Devrimcilik yapmak Suç değil Görevdir
Yunanistan’da 19 Mart 2020’de Halk Cephesi’ne yapılan operasyon’da tutuklanan 11 Türkiyeli Devrimciye Toplamda 303 yıl hapis cezası verildi. Yargıtay aşamasına giden dosyanın bozulması için Yunanistan Halk Cephesi
“Bu kararda Hukuk yoktur, Adalet yoktur, Adil bir yargılama istiyoruz” diyerek “11 Türkiyeli Devrimciye özgürlük” kampanyası başlattı. Academias caddesinde hafta içi hergün stand açıp bildiri dağıtıp imza toplayan Halk Cephesi, siyasi Talimatlarla ve önceden hazırlanmış, adil olmayan, taraflı, siyasi bu kararı protesto eden bir bildiri yayınladı.
Bildiride “Bu kararda hukuk yoktur, adalet yoktur.
Bu karar adil olmayan, taraflı, siyasi bir yargılama sonucu verilmiştir.
Mahkeme heyeti, yargılamanın başından beri bağımsız ve tarafsız değil tutsaklara, tanıklara ve avukatlara karşı, taraflı ve önyargılı hatta düşmanca davranmıştır. Mahkeme heyeti yasaları ve evrensel hukuk ilkelerini açıkça çiğnemiş, Türkiyeli devrimcilerin, başta savunma hakkı olmak üzere, birçok temel haklarını ihlal etmiştir.

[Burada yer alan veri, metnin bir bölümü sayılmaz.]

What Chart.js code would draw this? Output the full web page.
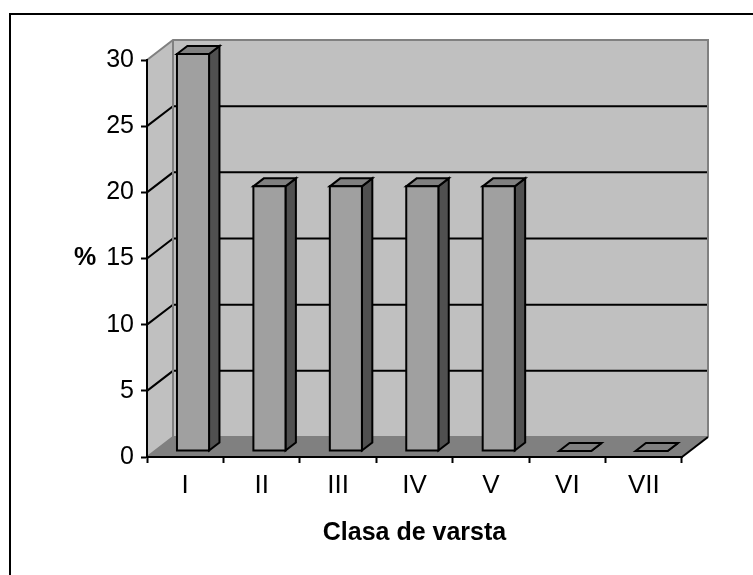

Savcı, sanıkların duruşma salonuna girerken ve çıkarken zafer işareti yapmalarını, slogan atmalarını, aynı evde birlikte kalmalarını bile örgüt üyeliği suçlamasının delilleri arasında sayarak 11 devrimcinin tamamını terörist olmakla suçlamış, örgüt üyeliği ve diğer suçlardan cezalandırılmasını istemiştir.
19 Temmuz’daki karar duruşmasında, mahkeme, savcının tüm taleplerini eksiksiz yerine getirerek, sanıkların ve avukatların savunmalarını yok sayarak, avukatların tüm taleplerini reddederek, hiçbir hafifletici sebebi dikkate almadan ve aralarında hiçbir ayrım yapmadan 11 devrimcinin tamamına savcının istediği cezayı vermiştir.
Mahkeme, Türkiyeli devrimciler hakkındaki kararını somut delillere, kanıtlara değil anti-terör polislerinin senaryolarına dayandırmış, hiçbir delil, hiçbir kanıt olmadan “biz böyle düşünüyoruz” diyerek açıkça siyasi bir karar vermiştir.
Mahkeme, zafer işareti yapmayı, slogan atmayı, aynı evde birlikte kalmayı bile örgüt üyeliği suçlamasına gerekçe yapmıştır.
Bu yüzden bu kara hukuki değil siyasi bir karardır.
Bu karar mahkemenin değil işbirlikçi Miçotakis hükümetinin kararıdır.
Bu yargılama ABD ve AB emperyalizminin dayatmalarıyla Türkiyeli devrimcileri sindirmeye yönelik bir yargılamadır. Bu yargılamada, emperyalizmin „terör“ tanımları esas alınmış, emperyalizmin çıkarları için hazırlanan “anti terör yasaları” uygulanmış, hukuki değil siyasi bir karar verilmiştir.
Bu karar, Türkiye faşizmi ve ABD-AB emperyalizminin baskıları sonucu, Türkiyeli devrimcilerin anti emperyalist, anti faşist mücadelesini mahkum etmek için verilmiştir.
Bu kararda Yunanistan topraklarında kurulan ve kurulacak olan ABD ve NATO üsleri belirleyici olmuştur. Bu kararda işbirlikçi Miçotakis hükümetinin AB ve ABD emperyalizmiyle, Türkiye faşizmiyle olan ekonomik ve siyasi ilişkileri belirleyici olmuştur.
Miçotakis hükümeti, ekonomik krizini aşmak için ABD ve NATO’ya yeni askeri üsler için izin veriyor, mültecileri koz olarak kullanıyor ve anti emperyalist, anti faşist mücadele yürüten Türkiyeli devrimcileri pazarlık konusu yapıyor. Bu karar da bunun sonucu olarak; ABD ve AB emperyalizminin, Türkiye faşizminin baskıları sonucu verilmiş siyasi bir karardır.” denildi.
TÜRKİYELİ 11 DEVRİMCİYE ÖZGÜRLÜK!
YAŞAŞIN DEVRİMCİ DAYANIŞMA!
DEVRİMCİLİK YAPMAK SUÇ DEĞİL GÖREVDİR.